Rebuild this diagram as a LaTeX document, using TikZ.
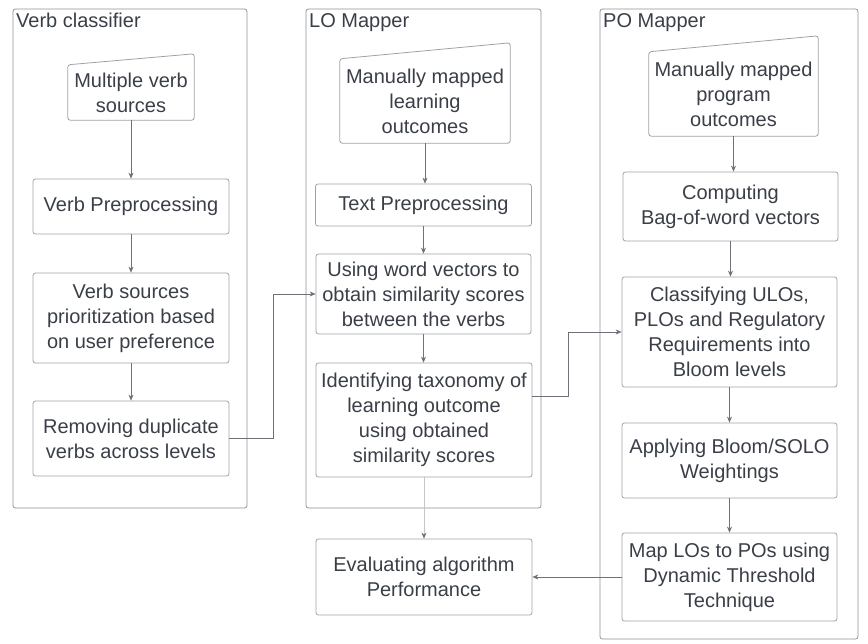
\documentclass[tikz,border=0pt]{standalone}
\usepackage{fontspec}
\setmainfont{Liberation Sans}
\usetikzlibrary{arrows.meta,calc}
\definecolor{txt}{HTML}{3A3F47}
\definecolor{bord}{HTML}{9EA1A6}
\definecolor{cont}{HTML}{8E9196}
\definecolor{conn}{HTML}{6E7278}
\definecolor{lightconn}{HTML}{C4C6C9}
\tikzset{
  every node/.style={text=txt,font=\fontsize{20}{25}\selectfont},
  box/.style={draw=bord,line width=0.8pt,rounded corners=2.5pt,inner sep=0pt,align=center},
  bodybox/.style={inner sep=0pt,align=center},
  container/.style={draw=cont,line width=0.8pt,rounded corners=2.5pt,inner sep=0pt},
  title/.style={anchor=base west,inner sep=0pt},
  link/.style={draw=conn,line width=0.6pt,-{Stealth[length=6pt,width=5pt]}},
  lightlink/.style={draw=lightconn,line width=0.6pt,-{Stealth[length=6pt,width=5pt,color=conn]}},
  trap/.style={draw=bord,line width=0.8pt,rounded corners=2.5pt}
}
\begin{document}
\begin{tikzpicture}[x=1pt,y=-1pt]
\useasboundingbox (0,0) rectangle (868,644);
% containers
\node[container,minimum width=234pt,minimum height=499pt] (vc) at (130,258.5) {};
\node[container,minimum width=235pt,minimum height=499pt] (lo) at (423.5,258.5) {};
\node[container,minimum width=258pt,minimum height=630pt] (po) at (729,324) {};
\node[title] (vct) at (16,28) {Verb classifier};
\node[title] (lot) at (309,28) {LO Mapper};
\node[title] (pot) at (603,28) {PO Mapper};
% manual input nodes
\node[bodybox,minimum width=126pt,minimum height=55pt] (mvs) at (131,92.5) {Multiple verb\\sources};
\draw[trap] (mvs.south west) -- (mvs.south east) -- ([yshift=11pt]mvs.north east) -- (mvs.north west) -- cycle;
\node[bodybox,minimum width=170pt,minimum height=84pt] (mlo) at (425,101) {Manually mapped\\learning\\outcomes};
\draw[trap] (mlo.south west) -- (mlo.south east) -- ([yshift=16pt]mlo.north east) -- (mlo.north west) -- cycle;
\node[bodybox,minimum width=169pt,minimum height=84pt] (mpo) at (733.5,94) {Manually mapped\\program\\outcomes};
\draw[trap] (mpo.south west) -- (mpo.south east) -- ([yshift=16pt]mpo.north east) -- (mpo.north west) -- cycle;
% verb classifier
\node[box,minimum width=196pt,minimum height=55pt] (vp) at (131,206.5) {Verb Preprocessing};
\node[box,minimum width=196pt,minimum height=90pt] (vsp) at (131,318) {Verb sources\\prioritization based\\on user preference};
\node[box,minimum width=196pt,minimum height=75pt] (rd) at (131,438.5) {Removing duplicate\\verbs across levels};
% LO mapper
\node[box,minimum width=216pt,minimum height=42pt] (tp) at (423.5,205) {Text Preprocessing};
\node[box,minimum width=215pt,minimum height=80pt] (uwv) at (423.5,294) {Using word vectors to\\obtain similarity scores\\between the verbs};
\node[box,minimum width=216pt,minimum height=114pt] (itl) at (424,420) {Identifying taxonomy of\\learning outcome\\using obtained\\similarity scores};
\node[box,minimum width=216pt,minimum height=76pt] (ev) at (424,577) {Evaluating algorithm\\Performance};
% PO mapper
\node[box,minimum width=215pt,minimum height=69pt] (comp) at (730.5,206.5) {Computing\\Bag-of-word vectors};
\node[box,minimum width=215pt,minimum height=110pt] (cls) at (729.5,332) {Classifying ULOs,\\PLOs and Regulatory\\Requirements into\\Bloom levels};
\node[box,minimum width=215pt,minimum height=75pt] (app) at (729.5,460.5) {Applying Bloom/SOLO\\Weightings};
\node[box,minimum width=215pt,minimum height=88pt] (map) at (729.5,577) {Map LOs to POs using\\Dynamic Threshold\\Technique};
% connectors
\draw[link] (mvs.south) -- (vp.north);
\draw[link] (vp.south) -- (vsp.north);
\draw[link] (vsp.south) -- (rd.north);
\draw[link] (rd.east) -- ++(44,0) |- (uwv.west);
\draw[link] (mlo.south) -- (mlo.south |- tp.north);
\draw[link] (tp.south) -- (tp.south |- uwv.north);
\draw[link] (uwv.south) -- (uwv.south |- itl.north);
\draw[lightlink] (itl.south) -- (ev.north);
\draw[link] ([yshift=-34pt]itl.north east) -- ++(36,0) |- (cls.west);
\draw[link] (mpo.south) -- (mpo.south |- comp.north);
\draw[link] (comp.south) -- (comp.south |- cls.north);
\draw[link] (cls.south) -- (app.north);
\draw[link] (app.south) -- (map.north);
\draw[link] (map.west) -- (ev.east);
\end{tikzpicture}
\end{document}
****************************************
§ **Problem requirements**:
Restate the whole of the material word for word without the pictures.

§ **Correct output**:
Rebuild this diagram as a LaTeX document, using TikZ.
\documentclass[tikz,border=0pt]{standalone}
\usepackage{fontspec}
\setmainfont{Liberation Sans}
\usetikzlibrary{arrows.meta,calc}
\definecolor{txt}{HTML}{3A3F47}
\definecolor{bord}{HTML}{9EA1A6}
\definecolor{cont}{HTML}{8E9196}
\definecolor{conn}{HTML}{6E7278}
\definecolor{lightconn}{HTML}{C4C6C9}
\tikzset{
  every node/.style={text=txt,font=\fontsize{20}{25}\selectfont},
  box/.style={draw=bord,line width=0.8pt,rounded corners=2.5pt,inner sep=0pt,align=center},
  bodybox/.style={inner sep=0pt,align=center},
  container/.style={draw=cont,line width=0.8pt,rounded corners=2.5pt,inner sep=0pt},
  title/.style={anchor=base west,inner sep=0pt},
  link/.style={draw=conn,line width=0.6pt,-{Stealth[length=6pt,width=5pt]}},
  lightlink/.style={draw=lightconn,line width=0.6pt,-{Stealth[length=6pt,width=5pt,color=conn]}},
  trap/.style={draw=bord,line width=0.8pt,rounded corners=2.5pt}
}
\begin{document}
\begin{tikzpicture}[x=1pt,y=-1pt]
\useasboundingbox (0,0) rectangle (868,644);
% containers
\node[container,minimum width=234pt,minimum height=499pt] (vc) at (130,258.5) {};
\node[container,minimum width=235pt,minimum height=499pt] (lo) at (423.5,258.5) {};
\node[container,minimum width=258pt,minimum height=630pt] (po) at (729,324) {};
\node[title] (vct) at (16,28) {Verb classifier};
\node[title] (lot) at (309,28) {LO Mapper};
\node[title] (pot) at (603,28) {PO Mapper};
% manual input nodes
\node[bodybox,minimum width=126pt,minimum height=55pt] (mvs) at (131,92.5) {Multiple verb\\sources};
\draw[trap] (mvs.south west) -- (mvs.south east) -- ([yshift=11pt]mvs.north east) -- (mvs.north west) -- cycle;
\node[bodybox,minimum width=170pt,minimum height=84pt] (mlo) at (425,101) {Manually mapped\\learning\\outcomes};
\draw[trap] (mlo.south west) -- (mlo.south east) -- ([yshift=16pt]mlo.north east) -- (mlo.north west) -- cycle;
\node[bodybox,minimum width=169pt,minimum height=84pt] (mpo) at (733.5,94) {Manually mapped\\program\\outcomes};
\draw[trap] (mpo.south west) -- (mpo.south east) -- ([yshift=16pt]mpo.north east) -- (mpo.north west) -- cycle;
% verb classifier
\node[box,minimum width=196pt,minimum height=55pt] (vp) at (131,206.5) {Verb Preprocessing};
\node[box,minimum width=196pt,minimum height=90pt] (vsp) at (131,318) {Verb sources\\prioritization based\\on user preference};
\node[box,minimum width=196pt,minimum height=75pt] (rd) at (131,438.5) {Removing duplicate\\verbs across levels};
% LO mapper
\node[box,minimum width=216pt,minimum height=42pt] (tp) at (423.5,205) {Text Preprocessing};
\node[box,minimum width=215pt,minimum height=80pt] (uwv) at (423.5,294) {Using word vectors to\\obtain similarity scores\\between the verbs};
\node[box,minimum width=216pt,minimum height=114pt] (itl) at (424,420) {Identifying taxonomy of\\learning outcome\\using obtained\\similarity scores};
\node[box,minimum width=216pt,minimum height=76pt] (ev) at (424,577) {Evaluating algorithm\\Performance};
% PO mapper
\node[box,minimum width=215pt,minimum height=69pt] (comp) at (730.5,206.5) {Computing\\Bag-of-word vectors};
\node[box,minimum width=215pt,minimum height=110pt] (cls) at (729.5,332) {Classifying ULOs,\\PLOs and Regulatory\\Requirements into\\Bloom levels};
\node[box,minimum width=215pt,minimum height=75pt] (app) at (729.5,460.5) {Applying Bloom/SOLO\\Weightings};
\node[box,minimum width=215pt,minimum height=88pt] (map) at (729.5,577) {Map LOs to POs using\\Dynamic Threshold\\Technique};
% connectors
\draw[link] (mvs.south) -- (vp.north);
\draw[link] (vp.south) -- (vsp.north);
\draw[link] (vsp.south) -- (rd.north);
\draw[link] (rd.east) -- ++(44,0) |- (uwv.west);
\draw[link] (mlo.south) -- (mlo.south |- tp.north);
\draw[link] (tp.south) -- (tp.south |- uwv.north);
\draw[link] (uwv.south) -- (uwv.south |- itl.north);
\draw[lightlink] (itl.south) -- (ev.north);
\draw[link] ([yshift=-34pt]itl.north east) -- ++(36,0) |- (cls.west);
\draw[link] (mpo.south) -- (mpo.south |- comp.north);
\draw[link] (comp.south) -- (comp.south |- cls.north);
\draw[link] (cls.south) -- (app.north);
\draw[link] (app.south) -- (map.north);
\draw[link] (map.west) -- (ev.east);
\end{tikzpicture}
\end{document}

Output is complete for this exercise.